Historically, the novel takes place through a stretch of years in which America was socially transformed; this adds to the upheaval and confusion the characters experience throughout the narrative. From World War II years to the chaotic late 1960s/early 1970s, the chronological line doesn't seem that long, but considering the change and mutation of American values over the course of 20 to 25 years it appears as a lifetime. The "Swede's" life is turned inside out by his daughter Merry, who goes from a sweet, little girl with a speech impediment, to anti-war activist and political terrorist. Throughout the narrative, the superhuman effort by the "Swede" is to conceal his pain, hold his life together and run his business successfully. This passage, I believe, carries the real meaning of the novel as it appears not only to "Swede" and Zuckerman, but to anyone whose heart was painfully squeezed by the story:
"That people were manifold creatures didn't come as a surprise to the Swede, even if it was a bit of a shock to realize it anew when someone let you down. What was astonishing to him was how people seemed to run out of their own being, run out of whatever people seemed to run out of their own being, run out of whatever the stuff was that made them who they were and, drained of themselves, turn into the sort of people they would once have felt sorry for. It was as though while their lives were rich and full they were secretly sick of themselves and couldn't wait to dispose of their sanity and their health and all sense of proportion so as to get down to that other self, who was wholly deluded down to that other self, the true self, who was a wholly deluded fuckup. It was as though being in tune with life was an accident that might sometimes befall the fortunate young but was otherwise something for which human beings lacked any real affinity. How odd. And how odd it made him seem to himself to think that he who had always felt blessed to be numbered among the countless who had always felt blessed to be numbered among the countless unembattled normal ones might, in fact, be the abnormality, a stranger from real life because of his being so sturdily rooted."
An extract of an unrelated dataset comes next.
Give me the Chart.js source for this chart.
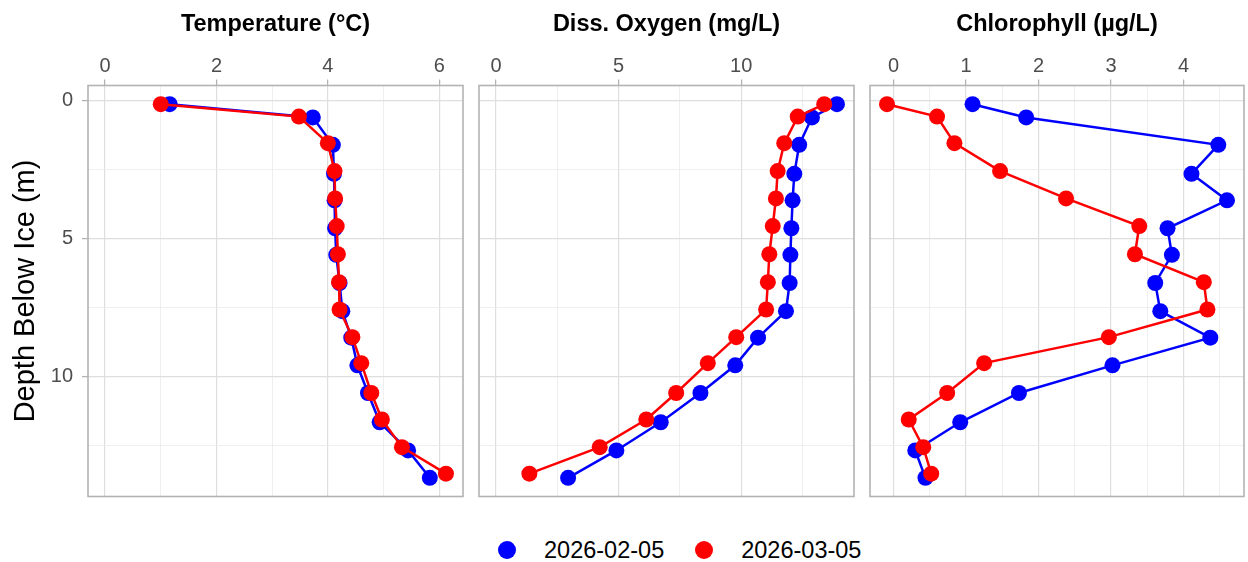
<!DOCTYPE html>
<html>
<head>
<meta charset="utf-8">
<script src="https://cdn.jsdelivr.net/npm/chart.js@4.4.1/dist/chart.umd.min.js"></script>
<style>
  body { margin: 0; background: #fff; }
  #wrap { position: relative; width: 1248px; height: 562px; font-family: "Liberation Sans", Arial, sans-serif; }
  #wrap canvas { position: absolute; top: 0; }
  #legend { position: absolute; left: 498px; top: 538px; display: flex; align-items: center; font-size: 23.5px; line-height: 24px; color: #000; }
  .item { display: flex; align-items: center; margin-right: 31px; }
  .dot { width: 18px; height: 18px; border-radius: 50%; margin-right: 28px; }
</style>
</head>
<body>
<div id="wrap">
  <canvas id="c-temp" width="470" height="500" style="left:0px"></canvas>
  <canvas id="c-do" width="390" height="500" style="left:471px"></canvas>
  <canvas id="c-chl" width="386" height="500" style="left:862px"></canvas>
  <div id="legend"></div>
</div>
<script>
// sampling dates and colours
const dates = ['2026-02-05', '2026-03-05'];
const colors = ['#0000ff', '#ff0000'];

// depth below ice (m) for each profile
const depthFeb = [0.14, 0.62, 1.61, 2.66, 3.62, 4.63, 5.59, 6.61, 7.63, 8.59, 9.59, 10.59, 11.65, 12.67, 13.66];
const depthMar = [0.14, 0.59, 1.55, 2.56, 3.55, 4.55, 5.57, 6.58, 7.57, 8.57, 9.51, 10.59, 11.55, 12.55, 13.51];

// temperature (°C)
const tempFeb = [1.16, 3.73, 4.09, 4.11, 4.12, 4.13, 4.15, 4.21, 4.26, 4.42, 4.53, 4.72, 4.93, 5.44, 5.83];
const tempMar = [1.00, 3.48, 4.00, 4.12, 4.13, 4.16, 4.18, 4.20, 4.21, 4.44, 4.60, 4.78, 4.97, 5.33, 6.12];

// dissolved oxygen (mg/L)
const doFeb = [13.91, 12.89, 12.37, 12.17, 12.10, 12.05, 12.01, 11.98, 11.83, 10.69, 9.76, 8.34, 6.72, 4.91, 2.94];
const doMar = [13.39, 12.31, 11.76, 11.49, 11.42, 11.29, 11.15, 11.09, 11.02, 9.80, 8.64, 7.35, 6.13, 4.23, 1.36];

// chlorophyll (µg/L)
const chlFeb = [1.09, 1.83, 4.48, 4.11, 4.60, 3.78, 3.84, 3.61, 3.68, 4.37, 3.02, 1.73, 0.92, 0.30, 0.44];
const chlMar = [-0.09, 0.60, 0.84, 1.47, 2.38, 3.39, 3.33, 4.28, 4.33, 2.97, 1.25, 0.74, 0.21, 0.41, 0.52];

// grid breaks and labelled breaks
const depthTicks = [0, 2.5, 5, 7.5, 10, 12.5];
const depthLabels = [0, 5, 10];
const tempTicks = [0, 1, 2, 3, 4, 5, 6];
const tempLabels = [0, 2, 4, 6];
const doTicks = [0, 2.5, 5, 7.5, 10, 12.5];
const doLabels = [0, 5, 10];
const chlTicks = [0, 0.5, 1, 1.5, 2, 2.5, 3, 3.5, 4, 4.5];
const chlLabels = [0, 1, 2, 3, 4];

const FONT = '"Liberation Sans", Arial, sans-serif';

// ggplot-like 5% expansion
function expand(vals, withZero) {
  let lo = Math.min(...vals), hi = Math.max(...vals);
  if (withZero) { lo = Math.min(lo, 0); hi = Math.max(hi, 0); }
  const pad = (hi - lo) * 0.05;
  return [lo - pad, hi + pad];
}

const yRange = expand(depthFeb.concat(depthMar), false);

function gridOpts(labels, ticksOn) {
  return {
    color: ctx => labels.includes(ctx.tick && ctx.tick.value) ? '#dedede' : '#ebebeb',
    lineWidth: ctx => labels.includes(ctx.tick && ctx.tick.value) ? 1.2 : 0.8,
    drawTicks: ticksOn,
    tickLength: 6,
    tickWidth: 1.3,
    tickColor: ctx => labels.includes(ctx.tick && ctx.tick.value) ? '#b3b3b3' : 'rgba(0,0,0,0)'
  };
}

const panelBorder = {
  id: 'panelBorder',
  beforeDatasetsDraw(chart) {
    const a = chart.chartArea, c = chart.ctx;
    c.save();
    c.strokeStyle = '#b3b3b3';
    c.lineWidth = 1.6;
    c.strokeRect(a.left, a.top, a.right - a.left, a.bottom - a.top);
    c.restore();
  }
};

function makePanel(id, title, feb, mar, ticks, labels, first, padRight) {
  const xr = expand(feb.concat(mar), true);
  const series = [
    { vals: feb, depth: depthFeb },
    { vals: mar, depth: depthMar }
  ];
  new Chart(document.getElementById(id), {
    type: 'scatter',
    data: {
      datasets: series.map((s, i) => ({
        label: dates[i],
        data: s.vals.map((v, k) => ({ x: v, y: s.depth[k] })),
        showLine: true,
        borderColor: colors[i],
        backgroundColor: colors[i],
        borderWidth: 2.5,
        pointRadius: 8,
        pointBorderWidth: 0,
        order: 1 - i,
        clip: false
      }))
    },
    options: {
      responsive: false,
      maintainAspectRatio: false,
      animation: false,
      layout: { autoPadding: false, padding: { left: 0, right: padRight, top: 0, bottom: 3.5 } },
      plugins: { legend: { display: false }, tooltip: { enabled: false } },
      scales: {
        x: {
          type: 'linear',
          position: 'top',
          min: xr[0],
          max: xr[1],
          afterBuildTicks: s => { s.ticks = ticks.map(v => ({ value: v })); },
          afterFit: s => { s.height = 85.5; s.paddingLeft = 0; s.paddingRight = 0; s.paddingTop = 0; s.paddingBottom = 0; },
          ticks: {
            autoSkip: false,
            maxRotation: 0,
            padding: 1.5,
            color: '#4d4d4d',
            font: { size: 20, family: FONT },
            callback: v => labels.includes(v) ? String(v) : ''
          },
          grid: gridOpts(labels, true),
          border: { display: false },
          title: {
            display: true,
            text: title,
            color: '#000',
            font: { size: 23.5, weight: 'bold', family: FONT },
            padding: { top: 10, bottom: 0 }
          }
        },
        y: {
          type: 'linear',
          reverse: true,
          min: yRange[0],
          max: yRange[1],
          afterBuildTicks: s => { s.ticks = depthTicks.map(v => ({ value: v })); },
          afterFit: s => { s.width = first ? 88 : 8; s.paddingLeft = 0; s.paddingRight = 0; s.paddingTop = 0; s.paddingBottom = 0; },
          ticks: {
            display: first,
            autoSkip: false,
            padding: 9,
            color: '#4d4d4d',
            font: { size: 20, family: FONT },
            callback: v => depthLabels.includes(v) ? String(v) : ''
          },
          grid: gridOpts(depthLabels, first),
          border: { display: false },
          title: {
            display: first,
            text: 'Depth Below Ice (m)',
            color: '#000',
            font: { size: 29, family: FONT },
            padding: { top: 9, bottom: 0 }
          }
        }
      }
    },
    plugins: [panelBorder]
  });
}

makePanel('c-temp', 'Temperature (°C)', tempFeb, tempMar, tempTicks, tempLabels, true, 7);
makePanel('c-do', 'Diss. Oxygen (mg/L)', doFeb, doMar, doTicks, doLabels, false, 7);
makePanel('c-chl', 'Chlorophyll (µg/L)', chlFeb, chlMar, chlTicks, chlLabels, false, 4);

// legend
const legend = document.getElementById('legend');
dates.forEach((d, i) => {
  const item = document.createElement('div');
  item.className = 'item';
  const dot = document.createElement('span');
  dot.className = 'dot';
  dot.style.background = colors[i];
  const txt = document.createElement('span');
  txt.textContent = d;
  item.appendChild(dot);
  item.appendChild(txt);
  legend.appendChild(item);
});
</script>
</body>
</html>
"American Pastoral" is not a lineal, traditional narrative. I can imagine that many readers might feel disappointed by the end of the novel, but the "hold-your-breath-nothing happens" effect is not really what this novel is about. There's a certain amount of inference required of the reader, not just your run-of-the-mill "trust the author on this one" type of reading, and this might present a challenge to the inexperience Roth reader. Nevertheless, "American Pastoral" is one of those books whose lessons remain with you, a clear and classic example of how literature can help us understand the raw emotions of life and leave us better for it.